Leave out the pictures, and retype only the lines from the beginning of the material through the line that contains "plt.rcParams['font.family'] = ['Noto", including both.

[Records with drawing code]
========================================================================

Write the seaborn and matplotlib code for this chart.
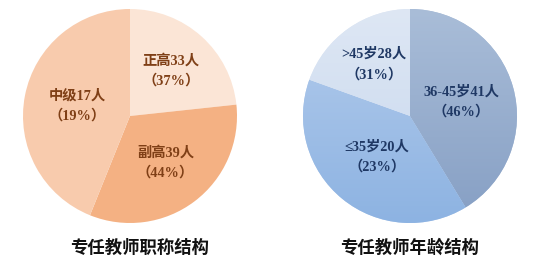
import numpy as np
import matplotlib
matplotlib.use("Agg")
import matplotlib.pyplot as plt
import seaborn as sns
from matplotlib.colors import LinearSegmentedColormap

sns.set_theme(style="white")
plt.rcParams['font.family'] = ['Noto Sans CJK SC', 'DejaVu Sans']

# ---- data: left pie (title structure) ----
title_left = "专任教师职称结构"
cats_left = ["正高", "副高", "中级"]
counts_left = [33, 39, 17]
pct_left = [37, 44, 19]
# wedge shares as drawn in the reference picture
shares_left = [23.3, 32.8, 43.9]
colors_left = ["#FBE5D6", "#F4B183", "#F8CBAD"]

# ---- data: right pie (age structure) ----
title_right = "专任教师年龄结构"
cats_right = ["36-45岁", "≤35岁", ">45岁"]
counts_right = [41, 20, 28]
pct_right = [46, 23, 31]
shares_right = [41.3, 39.2, 19.5]
grad_right = [("#A9BDD8", "#869FC4"), ("#B4CCEC", "#8DB3E2"), ("#DEE7F4", "#C6D7EE")]

W, H = 554, 266
fig = plt.figure(figsize=(W / 100, H / 100), dpi=100)
fig.patch.set_facecolor("white")

R_PX = 107
def make_ax(cx, cy):
    return fig.add_axes([(cx - R_PX) / W, (H - cy - R_PX) / H, 2 * R_PX / W, 2 * R_PX / H])

label_font = dict(family=['Liberation Serif', 'Noto Sans CJK SC'], fontweight='bold', fontsize=10.3)

def draw_pie(ax, shares, colors, cats, counts, pcts, txtcolor, gradients=None, dists=None):
    wedges, _ = ax.pie(shares, colors=colors, startangle=90, counterclock=False,
                       radius=1.0, wedgeprops=dict(linewidth=0))
    if gradients is not None:
        for w, (c1, c2) in zip(wedges, gradients):
            cmap = LinearSegmentedColormap.from_list("g", [c2, c1])
            grad = np.linspace(0, 1, 256).reshape(-1, 1)
            im = ax.imshow(grad, extent=[-1, 1, -1, 1], origin="lower", cmap=cmap,
                           aspect="auto", zorder=w.get_zorder() + 0.1)
            im.set_clip_path(w)
    for i, w in enumerate(wedges):
        ang = np.deg2rad((w.theta1 + w.theta2) / 2)
        d = dists[i]
        x, y = d * np.cos(ang), d * np.sin(ang)
        ax.text(x, y, f"{cats[i]}{counts[i]}人\n（{pcts[i]}%）", ha="center", va="center",
                color=txtcolor, linespacing=1.6, zorder=10, **label_font)
    ax.set_xlim(-1, 1)
    ax.set_ylim(-1, 1)
    ax.set_aspect("equal")
    ax.axis("off")

axL = make_ax(130, 116)
draw_pie(axL, shares_left, colors_left, cats_left, counts_left, pct_left, "#7F3F16",
         dists=[0.57, 0.55, 0.50])
axR = make_ax(410, 116)
draw_pie(axR, shares_right, [c[0] for c in grad_right], cats_right, counts_right, pct_right,
         "#1F3864", gradients=grad_right, dists=[0.50, 0.49, 0.59])

fig.text(140 / W, 1 - 248 / H, title_left, ha="center", va="center", fontsize=12.5,
         color="#111111", fontweight="bold")
fig.text(410 / W, 1 - 248 / H, title_right, ha="center", va="center", fontsize=12.5,
         color="#111111", fontweight="bold")

fig.savefig("out.png", dpi=100, facecolor="white")
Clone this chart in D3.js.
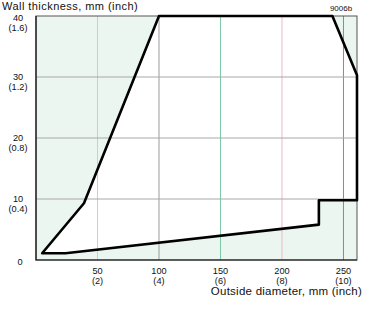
<!DOCTYPE html>
<html>
	<head>
		<meta http-equiv="Content-Type" content="text/html;charset=utf-8"/>
		<title>Wall thickness</title>
		<script src="https://d3js.org/d3.v7.min.js"></script>
		<style type="text/css">
			body { margin: 0; background: #fff; }
			text { font-family: "Liberation Sans", Arial, sans-serif; fill: #111; }
		</style>
	</head>
	<body>
		<script type="text/javascript">

			//Outline of the working range, [outside diameter mm, wall thickness mm]
			var outlineX = [5, 39, 100, 241, 261, 261, 230, 230, 24];
			var outlineY = [1.1, 9.3, 40, 40, 30.3, 9.8, 9.8, 5.8, 1.1];

			//Tick values and labels
			var xTicks = [50, 100, 150, 200, 250];
			var xInch = ["(2)", "(4)", "(6)", "(8)", "(10)"];
			var yTicks = [0, 10, 20, 30, 40];
			var yInch = ["", "(0.4)", "(0.8)", "(1.2)", "(1.6)"];
			var xGridColors = ["#b9d9c6", "#9a9a9a", "#7ccaa6", "#eab9c8", "#8a8a8a"];

			var w = 373,
				h = 309;

			var x = d3.scaleLinear().domain([0, 261]).range([36, 357]);
			var y = d3.scaleLinear().domain([0, 40]).range([260, 16]);

			var svg = d3.select("body").append("svg")
						.attr("width", w)
						.attr("height", h);

			//Shaded plot area, the outline is cut out of it in white
			svg.append("rect")
				.attr("x", x(0))
				.attr("y", y(40))
				.attr("width", x(261) - x(0))
				.attr("height", y(0) - y(40))
				.attr("fill", "#ecf6f0");

			var pts = outlineX.map(function(d, i) { return [x(d), y(outlineY[i])]; });

			svg.append("polygon")
				.attr("points", pts.join(" "))
				.attr("fill", "#fff");

			//Grid
			svg.selectAll("line.xgrid")
				.data(xTicks)
				.enter()
				.append("line")
				.attr("class", "xgrid")
				.attr("x1", function(d) { return x(d); })
				.attr("x2", function(d) { return x(d); })
				.attr("y1", y(40))
				.attr("y2", y(0))
				.attr("stroke", function(d, i) { return xGridColors[i]; })
				.attr("stroke-width", 1);

			svg.selectAll("line.ygrid")
				.data(yTicks.slice(1, 4))
				.enter()
				.append("line")
				.attr("class", "ygrid")
				.attr("x1", x(0))
				.attr("x2", x(261))
				.attr("y1", function(d) { return y(d); })
				.attr("y2", function(d) { return y(d); })
				.attr("stroke", "#a8a8a8")
				.attr("stroke-width", 1);

			//Frame
			svg.append("rect")
				.attr("x", x(0))
				.attr("y", y(40))
				.attr("width", x(261) - x(0))
				.attr("height", y(0) - y(40))
				.attr("fill", "none")
				.attr("stroke", "#555")
				.attr("stroke-width", 1);

			svg.append("path")
				.attr("d", "M" + x(0) + "," + y(40) + "V" + y(0) + "H" + x(261))
				.attr("fill", "none")
				.attr("stroke", "#111")
				.attr("stroke-width", 1.2);

			//Outline
			svg.append("polygon")
				.attr("points", pts.join(" "))
				.attr("fill", "none")
				.attr("stroke", "#000")
				.attr("stroke-width", 2.6)
				.attr("stroke-linejoin", "round");

			//Y tick labels, mm over inch
			var yl = svg.selectAll("text.ylab")
				.data(yTicks)
				.enter()
				.append("text")
				.attr("class", "ylab")
				.attr("text-anchor", "middle")
				.attr("font-size", 9.2)
				.attr("y", function(d) {
					if (d === 0) return y(d) + 5;
					if (d === 40) return y(d) + 4.8;   //keep clear of the title
					return y(d) + 2.5;
				});

			yl.append("tspan")
				.attr("x", function(d) { return d === 0 ? 20 : 18; })
				.text(function(d) { return d; });

			yl.append("tspan")
				.attr("x", 18)
				.attr("dy", 10.3)
				.text(function(d, i) { return yInch[i]; });

			//X tick labels
			var xl = svg.selectAll("text.xlab")
				.data(xTicks)
				.enter()
				.append("text")
				.attr("class", "xlab")
				.attr("text-anchor", "middle")
				.attr("font-size", 9.2)
				.attr("y", 273.5);

			xl.append("tspan")
				.attr("x", function(d) { return x(d); })
				.text(function(d) { return d; });

			xl.append("tspan")
				.attr("x", function(d) { return x(d); })
				.attr("dy", 10.3)
				.text(function(d, i) { return xInch[i]; });

			//Titles
			svg.append("text")
				.attr("x", 2)
				.attr("y", 10)
				.attr("font-size", 11)
				.attr("letter-spacing", 0.45)
				.text("Wall thickness, mm (inch)");

			svg.append("text")
				.attr("x", 362)
				.attr("y", 295)
				.attr("text-anchor", "end")
				.attr("font-size", 11.5)
				.attr("letter-spacing", 0.25)
				.text("Outside diameter, mm (inch)");

			svg.append("text")
				.attr("x", 341)
				.attr("y", 10.5)
				.attr("text-anchor", "middle")
				.attr("font-size", 8)
				.text("9006b");

		</script>
	</body>
</html>
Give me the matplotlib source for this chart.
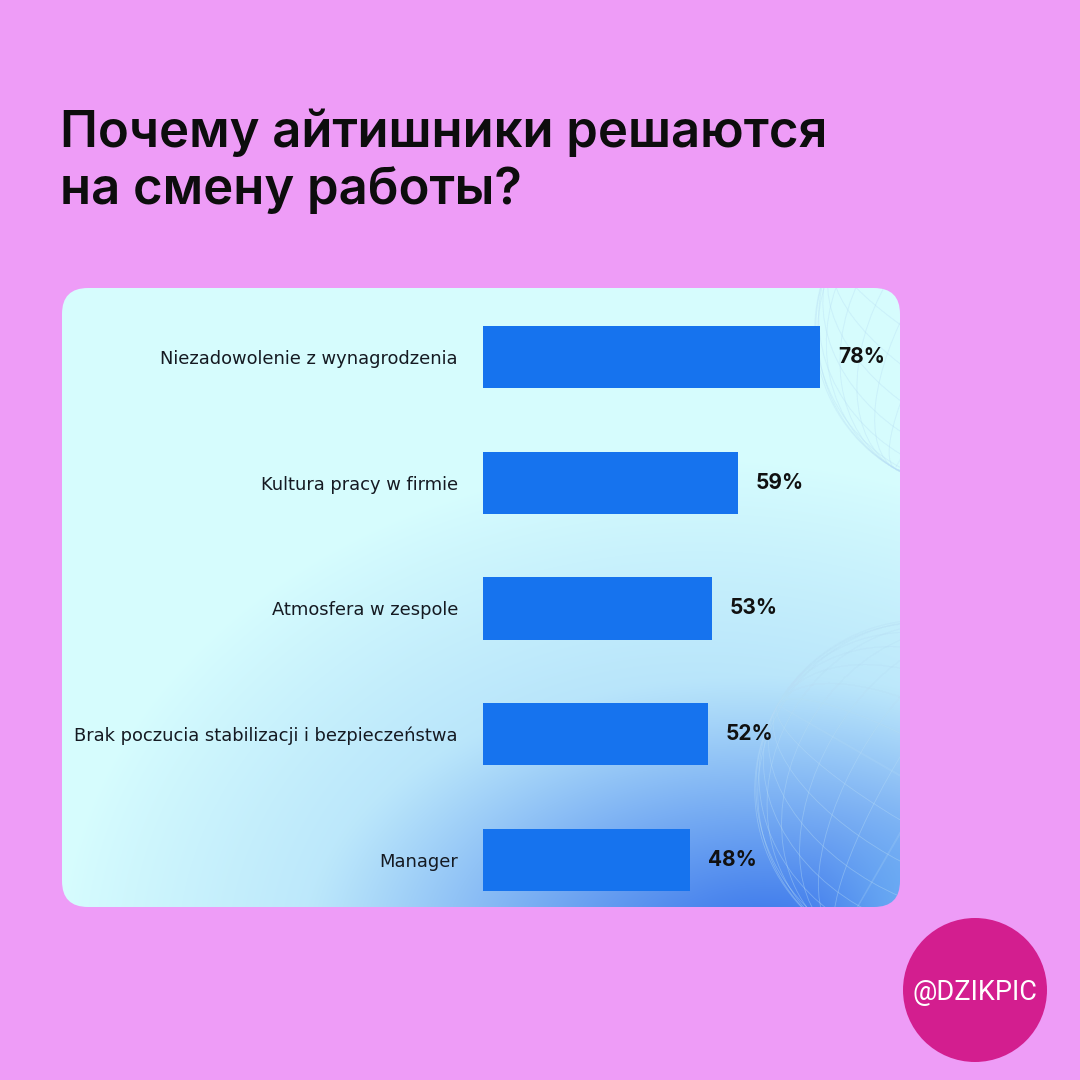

========================================================================

*WRITTEN ANSWER*
Write the seaborn and matplotlib code for this chart.
import numpy as np
import matplotlib
matplotlib.use("Agg")
import matplotlib.pyplot as plt
import seaborn as sns
from matplotlib.colors import LinearSegmentedColormap

sns.set_theme(style="white")
plt.rcParams['font.family'] = ['Noto Sans CJK SC', 'DejaVu Sans']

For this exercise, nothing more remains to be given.